High-entropy account password

Longer passwords with mixed character types are better for primary email, admin accounts, and financial services.

wR7!Dq2#bY9@Lk4^mZ8$

When a passphrase may help

Passphrases are often easier to type manually, while random high-entropy strings are stronger when stored in a password manager.

When to use symbols, numbers, uppercase, and lowercase

Character variety is useful when it adds real randomness. Symbols, numbers, uppercase letters, and lowercase letters all increase the possible character pool, but they work best when combined with enough length.

  • Use symbols for accounts that support them, especially when the password will be stored in a password manager.
  • Use numbers and uppercase letters as part of a random mix, not as predictable substitutions such as `A` for `a` or `0` for `o`.
  • If a website rejects symbols, increase the length instead of manually simplifying the password.
  • Keep lowercase enabled unless a system has unusual restrictions, because removing a character group reduces the possible combinations.

Common mistakes to avoid

  • Do not reuse one generated password across multiple important services.
  • Do not store copied passwords in plain notes if a password manager is available.
  • Do not remove symbols or length without checking whether you are weakening a high-risk login.
  • Do not build passwords from personal details, company names, birthdays, pet names, or predictable keyboard paths.

Why password reuse is risky

Password reuse turns one breach into many possible account takeovers. If a password is exposed on one service, attackers may try the same email and password combination on email providers, stores, banks, social platforms, hosting dashboards, and business tools.

Unique passwords reduce that chain reaction. Even if one site has a security incident, a different password on every important account helps limit the damage.

Safety best practices

  • Use unique passwords for your email, hosting, banking, and admin accounts.
  • Prefer long random passwords when a password manager handles the typing for you.
  • Turn on multi-factor authentication whenever the service supports it.
  • Copy generated passwords directly into the destination field or password manager, then clear your clipboard if the device is shared.
  • Regenerate instead of editing a password by hand when a site has special character rules.

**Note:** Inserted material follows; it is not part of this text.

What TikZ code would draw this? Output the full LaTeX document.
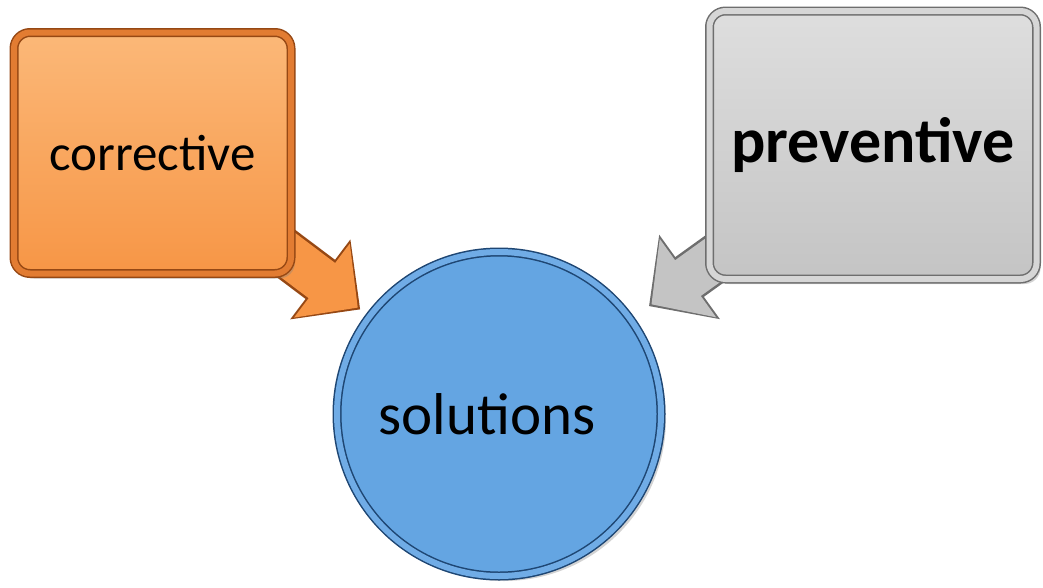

Frequently Asked Questions

Can I control the password length?

Yes. You can choose a custom password length before generating.

Can I include symbols or numbers?

Yes. Each character type can be toggled independently.

Is the password generated in the browser?

Yes. The generation logic runs locally in the browser.

How long should a strong password be?

For important accounts, 16 or more random characters is a practical baseline, especially when stored in a password manager.

Are symbols always required?

Symbols help when they are allowed, but length and randomness matter more than adding predictable substitutions.

Why should I avoid password reuse?

If one reused password is exposed, attackers may try it on other accounts. Unique passwords limit that risk.